"Dazzle me!" he says!


Actually, today's title is a line from the 1980s movie Parenthood; Steve Martin's character says it mockingly when complaining to his wife (Mary Steenbergen) about his boss' gripe that he's not doing his job effectively enough. I can relate. Last weekend I got a post from a friend here in Minot who owns a comic book store, one of those posts to present a "positive" image to counter all that "negative" stuff you see if you're online for any length of time. Will selected my character to be Marvel Comics' Dazzler, real name Alison Blaire, an aspiring rock and roll singer (the character debuted in February 1980, and her repertoire's expanded since then).

Alison is also a mutant -- in Marvel-speak that's someone born with superhuman power (no radioactive spider bite or cosmic ray or gamma ray burst required, think X-Men) but it's not manifested until they become teenagers ... often explosively, as the first issue of Dazzler showed when Alison let loose with a light show she'd made by converting the sound of the music she heard. In fact, music's her preferred medium for this process -- she could just as easily use car horns honking or the muttering of a multitude, but I digress.

When I posted this photo I referred to a story I had about a later issue, Dazzler #10 that first "introduced" me to her when I was nine or ten. After an android's recap of the first nine issues where this aspiring entertainer who also packed a heck of a blindsiding punch had taken on the Asgardian Enchantress, Doctor Doom, an evil version of herself, and Klaw who's entirely made up of sound, she was recruited by the planet-devouring giant Galactus to retrieve his then-herald Terrax who pre-his becoming Galactus' herald could already manipulate rock and stone on a small scale.

Now with the "power cosmic" Terrax's power was on overdrive, and also his ambition. Running away from Galactus in the Marvel Universe is not a good idea. But Terrax fled into a black hole where Galactus with all the energy HE had couldn't follow him (because it would blow up; this was when it was thought -- is it still? -- a black hole could be a tunnel to another universe, a la the 1979 movie The Black Hole), so the android suggested Dazzler, Galactus empowered her and sent her in to get him. Thank the Lord for that android (R-11) who beamed her power when she needed it!

[Terrax] wants to rule planets -- you [Galactus] want to eat them. But which of you is better? Which one? (Dazzler #11)

Dazzler arguing for the defense -- her dad wanted her to be a lawyer -- who'd have thought it? Galactus was argued into NOT crushing Terrax to a pulp (trust me, he'd had and would later find reason to do that in Marvel's main reality) and the time he spent in the black hole was commuted to time served ... but in one of Marvel's alternate realities in What If? (cover date June 1982) Galactus banished Terrax down the black hole and empowered Dazzler to be his newest herald! "Behold! You are now truly the mistress of light! All radiant energy is yours to harness and command!"

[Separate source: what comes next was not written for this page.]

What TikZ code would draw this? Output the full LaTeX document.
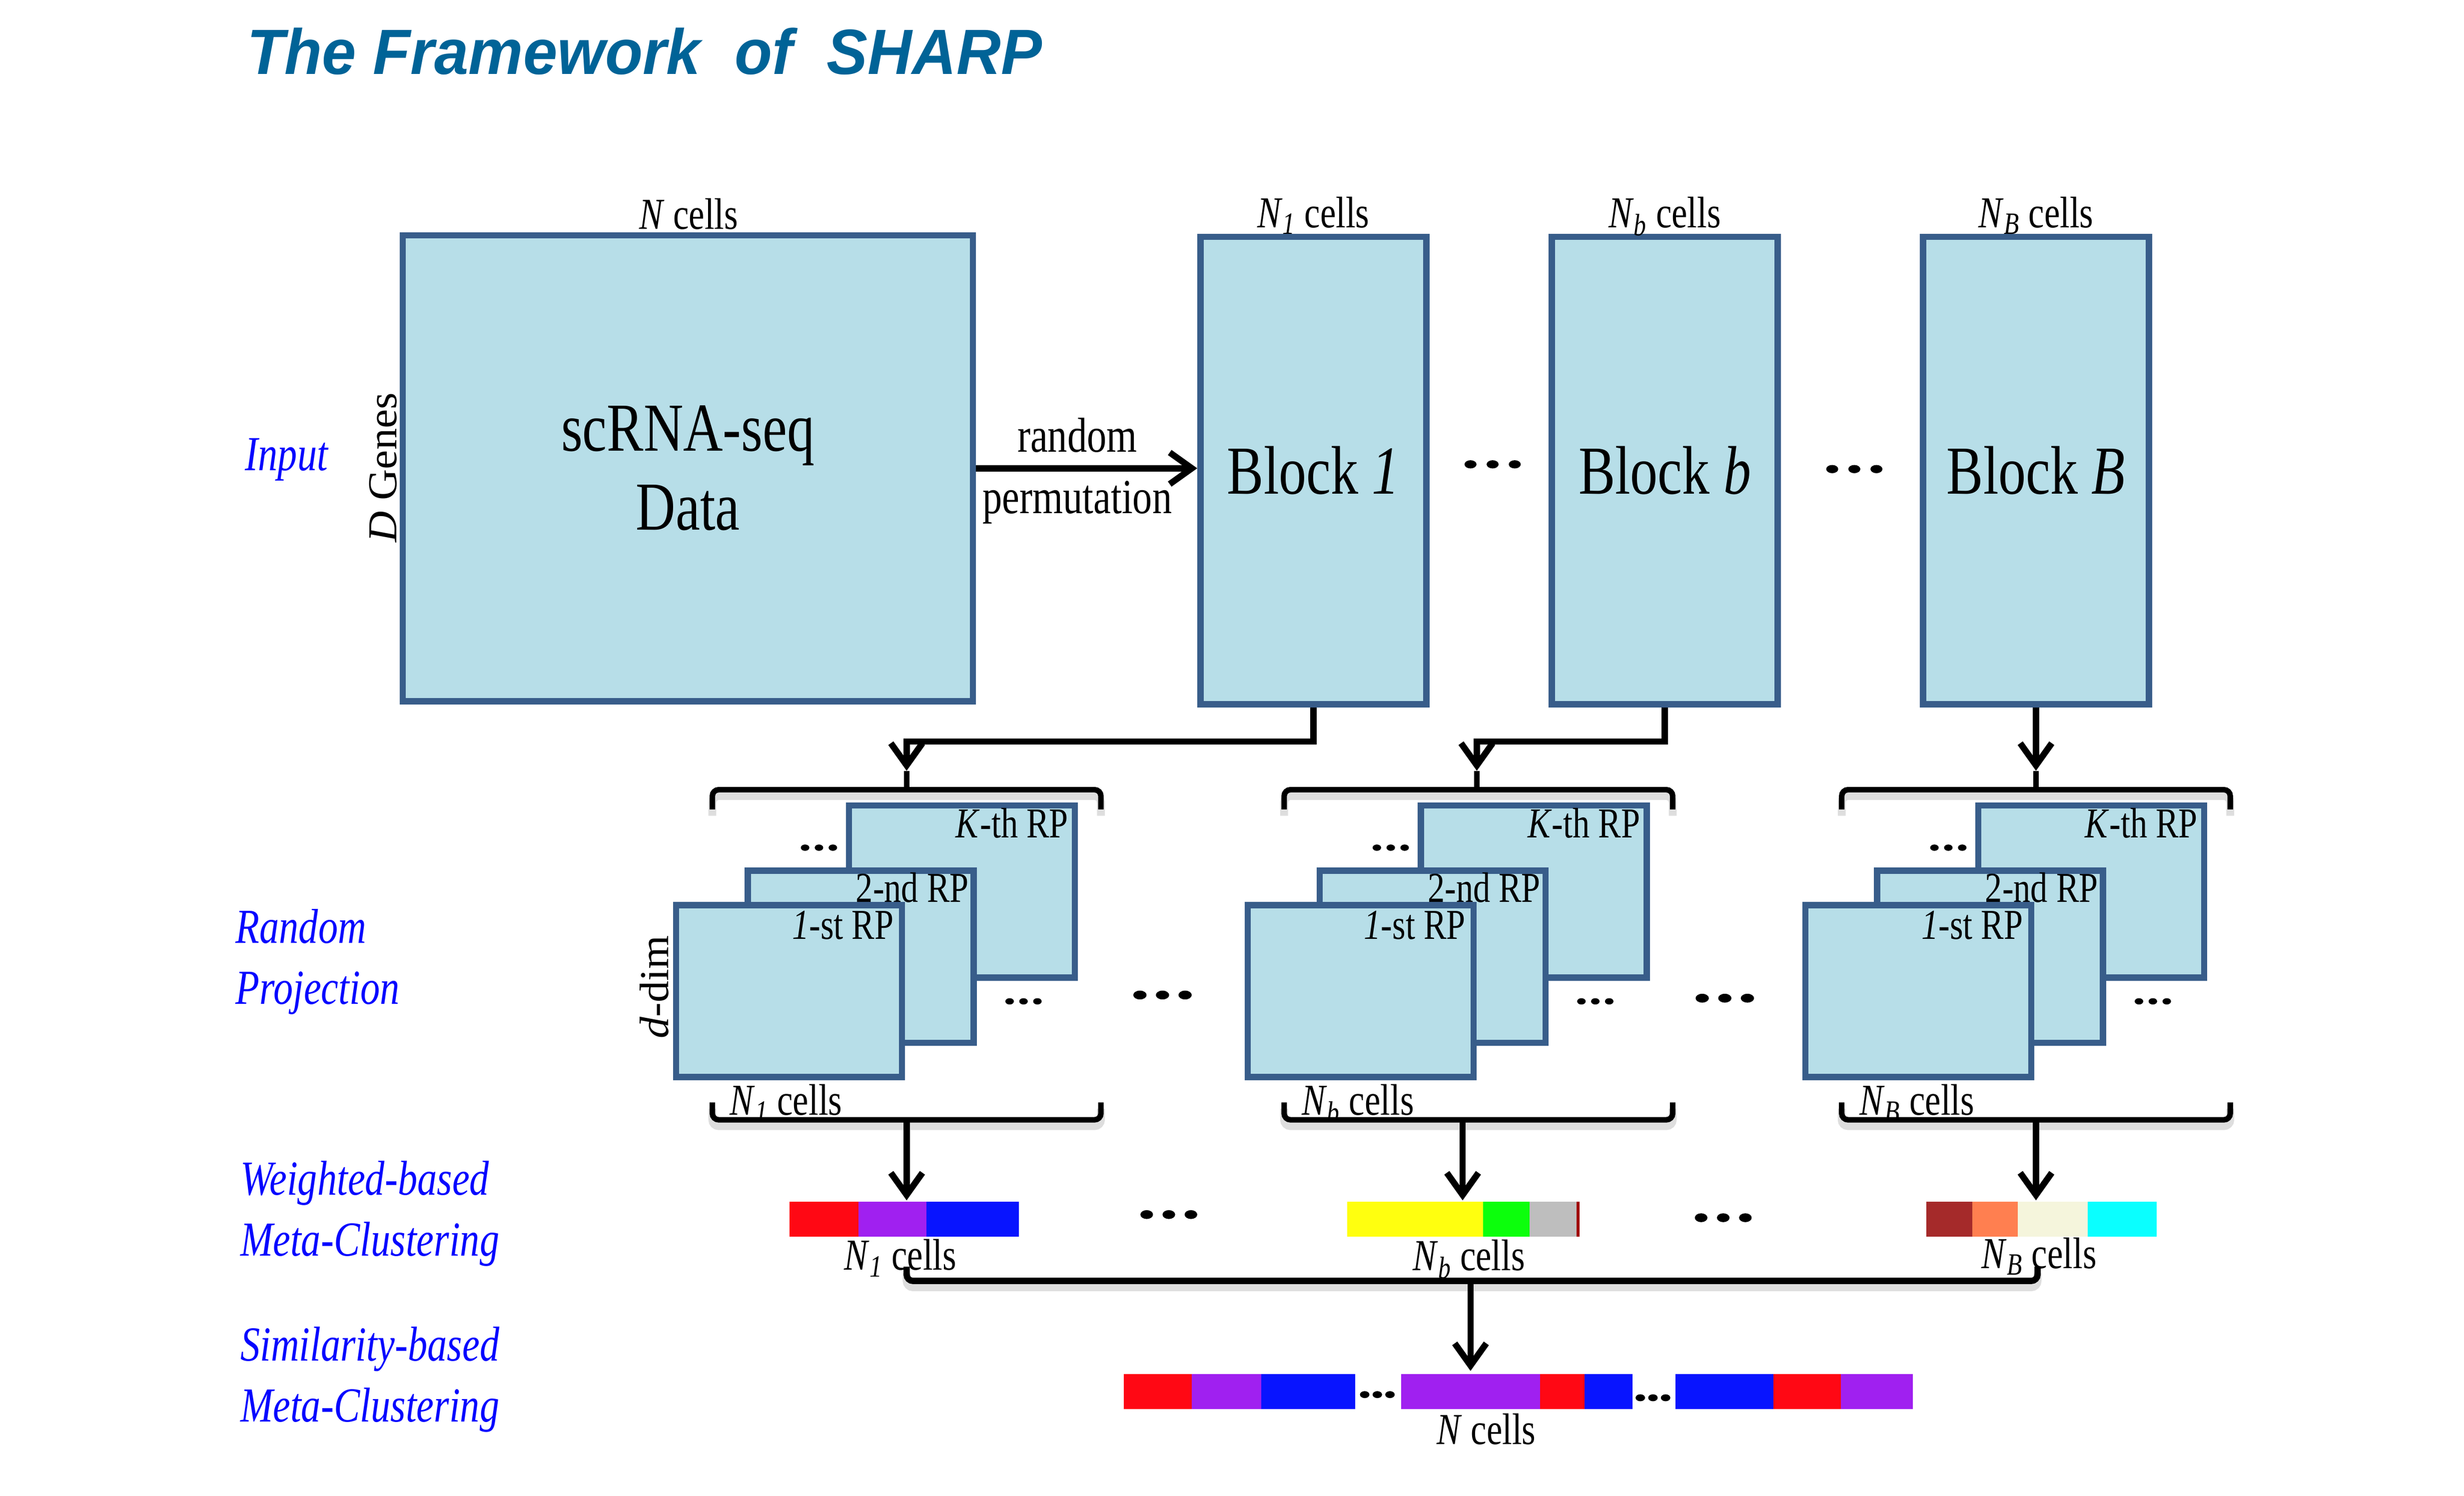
\documentclass[tikz,border=0pt]{standalone}
\usepackage{fontspec}
\setmainfont{Liberation Serif}[FakeStretch=0.8]
\newfontfamily\rotfont{Liberation Serif}[FakeStretch=1.05]
\newfontfamily\titlefont{Liberation Sans}[FakeStretch=0.96]
\usetikzlibrary{arrows.meta}
\definecolor{boxfill}{RGB}{183,222,232}
\definecolor{boxline}{RGB}{56,93,138}
\definecolor{titleblue}{RGB}{0,99,151}
\definecolor{stageblue}{RGB}{5,5,255}
\definecolor{cred}{RGB}{255,8,20}
\definecolor{cpurple}{RGB}{160,32,240}
\definecolor{cblue}{RGB}{8,20,255}
\definecolor{cyellow}{RGB}{255,255,15}
\definecolor{cgreen}{RGB}{12,255,12}
\definecolor{cgray}{RGB}{190,190,190}
\definecolor{cdarkred}{RGB}{160,0,0}
\definecolor{cbrown}{RGB}{165,42,42}
\definecolor{corange}{RGB}{255,127,80}
\definecolor{cbeige}{RGB}{245,245,220}
\definecolor{ccyan}{RGB}{10,255,255}
\tikzset{
box/.style={draw=boxline, fill=boxfill, line width=4pt, inner sep=0pt},
rpbox/.style={box, minimum width=143pt, minimum height=109pt},
big/.style={font=\fontsize{43.5}{50}\selectfont},
arr/.style={line width=4pt, -{Straight Barb[length=14pt,width=20pt]}},
brace/.style={line width=3.5pt, rounded corners=4pt,
	preaction={draw=black!13, line width=5pt, transform canvas={yshift=-4pt}}},
stage/.style={text=stageblue, align=left, anchor=west, inner sep=0pt,
	font=\fontsize{31}{38.5}\selectfont\itshape},
cellsl/.style={font=\fontsize{28}{30}\selectfont, inner sep=0pt, anchor=base},
rplab/.style={font=\fontsize{27}{29}\selectfont, inner sep=0pt, anchor=base east},
vlab/.style={rotate=90, anchor=base, inner sep=0pt, font=\rotfont\fontsize{26}{28}\selectfont}
}
\newcommand{\ncells}[1]{\textit{N}\textsubscript{\textit{#1}} cells}
\newcommand{\threedots}[5]{\foreach \k in {-1,0,1} \fill ({#1+\k*#3},#2) ellipse ({#4pt} and {#5pt});}

\begin{document}
\begin{tikzpicture}[x=1pt, y=-1pt]
	\useasboundingbox (0,0) rectangle (1560,947);
	\node[anchor=base, text=titleblue, font=\titlefont\fontsize{40.5}{44}\selectfont\bfseries\itshape] (title) at (408,47) {The Framework\ \ of\ \ SHARP};

	\node[box, big, align=center, minimum width=361pt, minimum height=295pt] (data) at (435.5,296.5) {scRNA-seq\\Data};
	\node[cellsl] (ntop) at (436,145) {\textit{N} cells};
	\node[vlab] (genes) at (251,296) {\textit{D} Genes};
	\node[stage, anchor=base west] (input) at (155,298) {Input};
	\foreach \n/\x in {1/831.5, b/1054, B/1289} {
		\node[box, big, minimum width=143pt, minimum height=296pt] (blk\n) at (\x,298) {Block \textit{\n}};
		\node[cellsl] (top\n) at (\x,144) {\ncells{\n}};
	}
	\draw[arr] (data.east) -- (data.east -| blk1.west);
	\node[cellsl, font=\fontsize{31}{33}\selectfont] (rnd) at (682,286) {random};
	\node[cellsl, font=\fontsize{31}{33}\selectfont] (perm) at (682,325) {permutation};
	\threedots{945}{294}{14}{3.8}{2.6}
	\threedots{1174}{297}{14}{3.8}{2.6}

	\node[stage] (rproj) at (149,609) {Random\\Projection};
	\node[vlab] (ddim) at (423,625) {\textit{d}-dim};
	\foreach \g/\dx/\ta/\tb in {1/0/574/574, b/362/935/926, B/715/1289/1289} {
		\node[rpbox] (rp\g-K) at ({609+\dx},564.5) {};
		\node[rpbox] (rp\g-2) at ({545+\dx},605.75) {};
		\node[rpbox] (rp\g-1) at ({499.5+\dx},627.5) {};
		\node[rplab] (lab\g-K) at ([shift={(-6,22.5)}]rp\g-K.north east) {\textit{K}-th RP};
		\node[rplab] (lab\g-2) at ([shift={(-5,22)}]rp\g-2.north east) {2-nd RP};
		\node[rplab] (lab\g-1) at ([shift={(-7,23.5)}]rp\g-1.north east) {\textit{1}-st RP};
		\node[cellsl, anchor=base west] (bot\g) at ({462+\dx},706) {\ncells{\g}};
		\threedots{518.5+\dx}{536.7}{8.8}{2.7}{2}
		\threedots{648+\dx}{634}{8.8}{2.7}{2}
		\coordinate (in\g) at (\ta,488);
		\coordinate (out\g) at (\tb,709);
		\coordinate (bar\g) at (\tb,760);
		\draw[brace] ({451+\dx},512.5) -- ({451+\dx},500) -- ({697+\dx},500) -- ({697+\dx},512.5);
		\draw[line width=3.5pt] (\ta,500) -- (in\g);
		\draw[brace] ({451+\dx},698) -- ({451+\dx},709) -- ({697+\dx},709) -- ({697+\dx},698);
		\draw[arr] (out\g) -- (bar\g);
	}
	\draw[arr] (blk1.south) -- ++(0,21.5) -| (in1);
	\draw[arr] (blkb.south) -- ++(0,21.5) -| (inb);
	\draw[arr] (blkB.south) -- (inB);
	\threedots{736}{630}{14.3}{4.2}{2.8}
	\threedots{1092}{632}{14.3}{4.2}{2.8}

	\node[stage] (wmeta) at (152,768.4) {Weighted-based\\Meta-Clustering};
	\foreach \a/\b/\c in {500/543.5/cred, 543.5/586.5/cpurple, 586.5/645/cblue,
		853/939/cyellow, 939/968.4/cgreen, 968.4/998/cgray, 998/1000/cdarkred,
		1219.6/1248.7/cbrown, 1248.7/1277.6/corange, 1277.6/1321.7/cbeige, 1321.7/1365.4/ccyan}
		\fill[\c] (\a,761) rectangle (\b,783);
	\node[cellsl] (w1) at (570,804) {\ncells{1}};
	\node[cellsl] (wb) at (930,804.5) {\ncells{b}};
	\node[cellsl] (wB) at (1291,803) {\ncells{B}};
	\threedots{740}{769}{14}{4}{2.8}
	\threedots{1091}{771}{14}{4}{2.8}

	\node[stage] (smeta) at (152,873.5) {Similarity-based\\Meta-Clustering};
	\coordinate (join1) at (574,802);
	\coordinate (joinB) at (1290,802);
	\coordinate (hub) at (931,811);
	\coordinate (final) at (931,868);
	\draw[brace, line width=4pt] (join1) |- (hub) -| (joinB);
	\draw[arr] (hub) -- (final);
	\foreach \a/\b/\c in {711.6/754.5/cred, 754.5/798.4/cpurple, 798.4/858/cblue,
		887/975/cpurple, 975/1003.2/cred, 1003.2/1033.4/cblue,
		1060.7/1122.7/cblue, 1122.7/1165.6/cred, 1165.6/1211/cpurple}
		\fill[\c] (\a,870) rectangle (\b,892);
	\threedots{872}{883}{8}{3}{2.2}
	\threedots{1046.5}{885}{8}{3}{2.2}
	\node[cellsl] (nfin) at (941,914.6) {\textit{N} cells};
\end{tikzpicture}
\end{document}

Even with all that power, and Galactus' need to consume the living energy of worlds, Dazzler endeavored to keep him away from populated planets. It still awed her though when she saw the aftermath of a world that Galactus consumed that she led him to. After an unknown amount of time, Galactus permitted Dazzler to go back to Earth, and she found it a desert wasteland with everyone dead. Something occurred to me, something macabre, as I went up for communion at church this Sunday -- it happens -- the first world Dazzler led Galactus to WAS Earth!

who, despite his professed amorality -- is the most immoral being of all! 
(Rom #26, Terrax's main-universe next appearance)

I WANT A ROM SPACEKNIGHT ANTHOLOGY! That's my rant.

The disappearance or transposition of planetary populations is not uncommon in the major comic book franchises (a Superman story from the seventies with the Man of Steel against a Lex Luthor-created-from-starstuff Galactic Golem comes to mind, but again I digress) and something definitely could have happened to lead Dazzler to Earth without her knowing it and directing Galactus to devour its ability to support life (what I mean when I say he devours planets, otherwise he'd be able to dine on asteroids for eternity). Hurry! Galactus hungers!

Oh fine, big guy! Last night after work I came home to a dinner of sloppy joes and French fries; Sarah had called me a few hours before and said I was the tie-breaker between sloppy joes and burritos for dinner at home. And they were great, and I offered to treat my wife and kids to Dairy Queen and bought peanut buster parfaits for Martha and me and small Reese's blizzards for Sarah and Jeffrey. As for Day Camp, tonight all the kids there are supposed to be performing and I'll meet them after work at church and Sarah gets to stay at a lock-in there tonight! I miss those, I do.